Committee says scrap CFA overhaul

A cross-party parliamentary committee has recommended the state government withdraw a controversial bill to restructure Victorian fire services.

The bill proposes to change the CFA to a volunteer-only organisation and to create a new entity, Fire Rescue Victoria, to encompass paid firefighters across the state and replace the Metropolitan Fire Brigade.

The Fire Services Bill Select Committee’s final report cited a ‘lack of clarity around implementation, operations and funding’, ‘failure to undertake consultation with effected parties and the near total polarisation of volunteer and career firefighters’ as reasons for its recommendation the bill be withdrawn, or if not withdrawn, rejected by the Legislative Council.

In his foreward to the report, select committee chair and upper house Liberal MP Gordon Rich-Phillips said the committee received 1891 written submissions and took oral evidence from 83 witnesses at hearings in Melbourne, Wangaratta, Swan Hill, Traralgon and Hamilton.

“The restructure proposal was developed quickly, bypassing normal government consultation processes to the extent that neither Emergency Management Victoria, the CFA, nor the MFB were consulted,” Mr Rich-Phillips said.

“Despite a statutory obligation to do so, the government failed to consult with volunteer firefighters about the restructure, and this has cemented division and distrust in the firefighting community.”
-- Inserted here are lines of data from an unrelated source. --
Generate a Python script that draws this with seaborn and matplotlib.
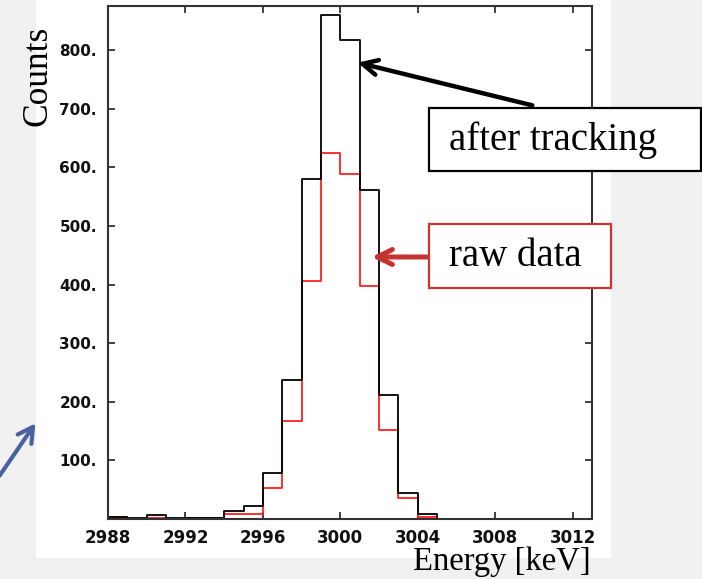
import numpy as np
import pandas as pd
import matplotlib
matplotlib.use("Agg")
import matplotlib.pyplot as plt
from matplotlib.patches import Rectangle
import seaborn as sns

# 1 keV bins from 2988 to 3013 keV (left edges)
bin_left = list(range(2988, 3013))
after_tracking = [3, 1, 6, 1, 2, 2, 14, 22, 78, 237, 581, 860, 818, 562, 212, 44, 8,
                  0, 0, 0, 0, 0, 0, 0, 0]
raw_data = [3, 0, 2, 0, 2, 2, 8, 8, 53, 167, 407, 625, 589, 398, 152, 35, 4,
            0, 0, 0, 0, 0, 0, 0, 0]
x_ticks = [2988, 2992, 2996, 3000, 3004, 3008, 3012]
y_ticks = [100, 200, 300, 400, 500, 600, 700, 800]

sns.set_theme(style="white")

W, H = 702, 579
fig = plt.figure(figsize=(W / 100, H / 100), dpi=100)
fig.patch.set_facecolor("#f1f1f1")

# white panel behind the histogram
fig.patches.append(Rectangle((36 / W, 1 - 558 / H), (611 - 36) / W, 558 / H,
                             transform=fig.transFigure, facecolor="white",
                             edgecolor="none", zorder=-5))

ax = fig.add_axes([108 / W, 1 - 519 / H, (592 - 108) / W, (519 - 5.7) / H])
ax.set_facecolor("white")

centers = np.array(bin_left) + 0.5
df = pd.DataFrame({"energy": centers, "after": after_tracking, "raw": raw_data})

sns.histplot(data=df, x="energy", weights="raw", binwidth=1,
             binrange=(2988, 3013), element="step",
             fill=False, color="#ff2020", linewidth=1.3, ax=ax)
sns.histplot(data=df, x="energy", weights="after", binwidth=1,
             binrange=(2988, 3013), element="step",
             fill=False, color="black", linewidth=1.3, ax=ax)

ax.set_xlim(2988, 3013)
ax.set_ylim(0, 876)
ax.set_xticks(x_ticks)
ax.set_yticks(y_ticks)
ax.set_xticklabels([str(t) for t in x_ticks], fontweight="bold", fontsize=12,
                   family="DejaVu Sans", color="#111111")
ax.set_yticklabels([f"{t}." for t in y_ticks], fontweight="bold", fontsize=11,
                   family="DejaVu Sans", color="#111111")
ax.set_xlabel("")
ax.set_ylabel("")
ax.tick_params(axis="both", direction="in", length=5, width=1.3, color="#333333",
               top=True, right=True, bottom=True, left=True,
               labeltop=False, labelright=False)
ax.tick_params(axis="x", pad=7)
ax.tick_params(axis="y", pad=8)
for s in ax.spines.values():
    s.set_color("#333333")
    s.set_linewidth(1.5)

serif = ["Liberation Serif", "DejaVu Serif"]
fig.text(38 / W, 1 - 76 / H, "Counts", rotation=90, ha="center", va="center",
         fontsize=25.5, family=serif, color="black")
fig.text(502 / W, 2 / H, "Energy [keV]", ha="center", va="bottom",
         fontsize=23.5, family=serif, color="black")

# callout boxes
fig.patches.append(Rectangle((429 / W, 1 - 171 / H), (701 - 429) / W, 63 / H,
                             transform=fig.transFigure, facecolor="white",
                             edgecolor="black", linewidth=1.6, zorder=5))
fig.text(449 / W, 1 - 140 / H, "after tracking", ha="left", va="center",
         fontsize=28, family=serif, color="black", zorder=6)
fig.patches.append(Rectangle((429 / W, 1 - 288 / H), (611 - 429) / W, 64 / H,
                             transform=fig.transFigure, facecolor="white",
                             edgecolor="#cc3333", linewidth=1.6, zorder=5))
fig.text(449 / W, 1 - 256 / H, "raw data", ha="left", va="center",
         fontsize=28, family=serif, color="black", zorder=6)

# arrows
ax.annotate("", xy=(355, H - 62), xycoords="figure pixels",
            xytext=(535, H - 106), textcoords="figure pixels",
            arrowprops=dict(arrowstyle="->,head_length=0.9,head_width=0.45",
                            color="black", lw=3.2))
ax.annotate("", xy=(369, H - 257), xycoords="figure pixels",
            xytext=(430, H - 257), textcoords="figure pixels",
            arrowprops=dict(arrowstyle="->,head_length=0.9,head_width=0.45",
                            color="#c43232", lw=3.6))
ax.annotate("", xy=(37, H - 421), xycoords="figure pixels",
            xytext=(-2, H - 478), textcoords="figure pixels",
            arrowprops=dict(arrowstyle="->,head_length=0.9,head_width=0.5",
                            color="#4a62a0", lw=3.0))

fig.savefig("out.png", dpi=100, facecolor=fig.get_facecolor())
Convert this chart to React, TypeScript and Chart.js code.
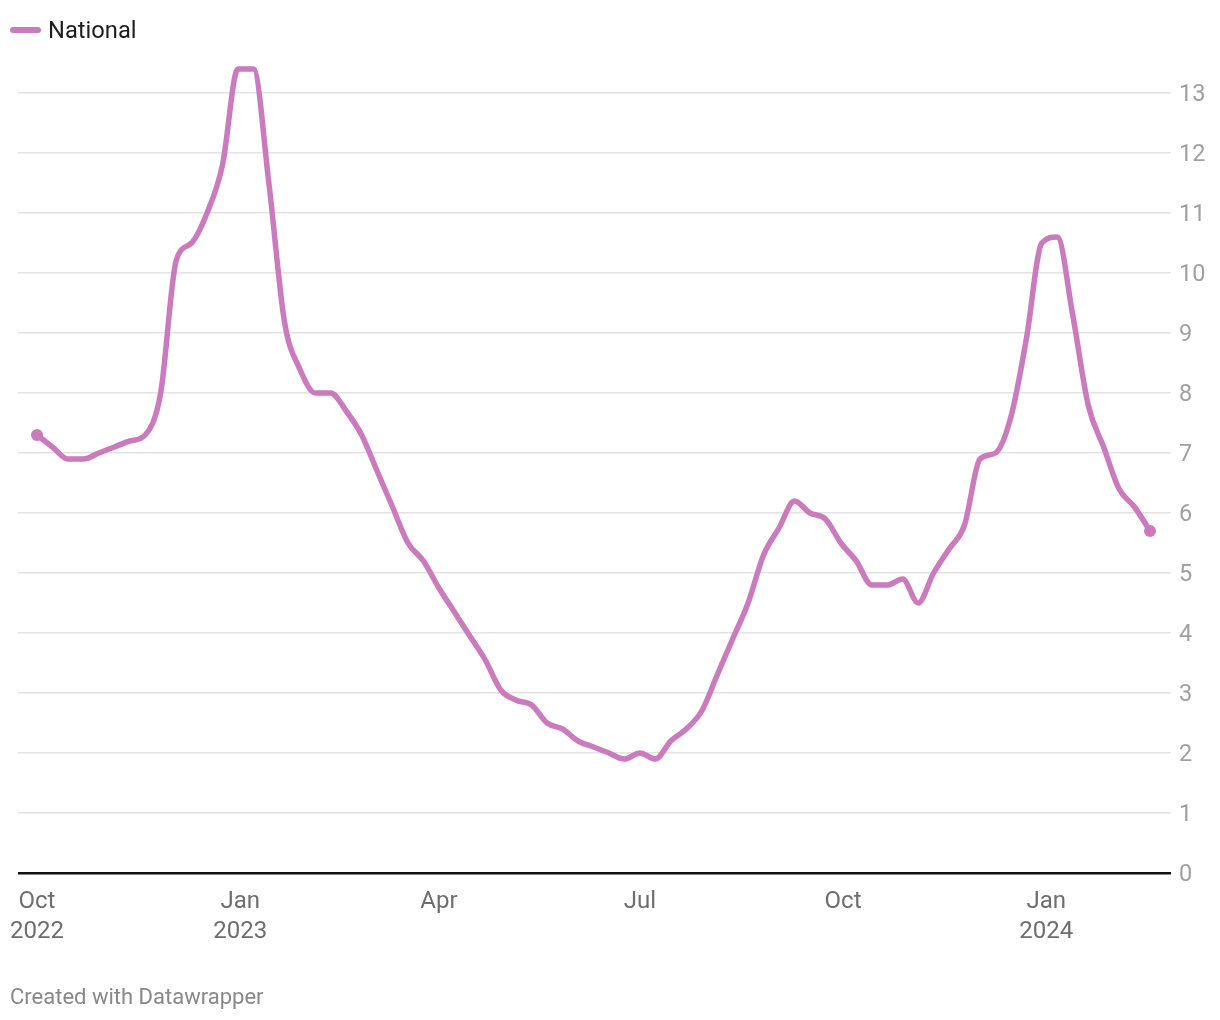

The select committee’s final report included a minority report produced by Labor and Greens committee members which argued the fire services reform was necessary. The minority report stated that the majority report’s findings had a “preoccupation” with the flawed development process of the bill and failed to address the outcome of community safety, which it argued was the “most important outcome of all”.

State Member for Eastern Victoria Melina Bath endorsed the report’s recommendations.

“The report vindicated the views and concerns of CFA volunteers across the state,” Ms Bath said.

“The lack of consultation was born out in the report… the government failed to consult with the VFVB, it failed to consult with the CFA and failed to consult with the MFB.

“Consultation is not an after event, consultation should be an active and engaged process prior to any legislation being put forward.”

State Member for Eastern Victoria Harriet Shing said the “bottom line” was that Victoria’s fire services were “stuck in the 1950’s”.

“The politicisation of fire services in Victoria has had an enormous impact on the morale of firefighters across the board,” Ms Shing said.

“We need to move on from this adversarial approach and implement a model that respects every single firefighter and all brigade across the state.”

United Firefighters Union national secretary Peter Marshall said the select committee had turned the final report into a “political report that does not address the substantive issues regarding community protection”.

“When there is an 80 per cent failure rate in some areas that the CFA provide cover in, there is a real chance that someone will lose their life, or property will be subject to fire damage,” Mr Marshall said.

“We are encouraged by and applaud the report from the government members and the Greens members of the committee, which highlights the serious deficiencies with the fire services system that go to the very heart of the need for reform.”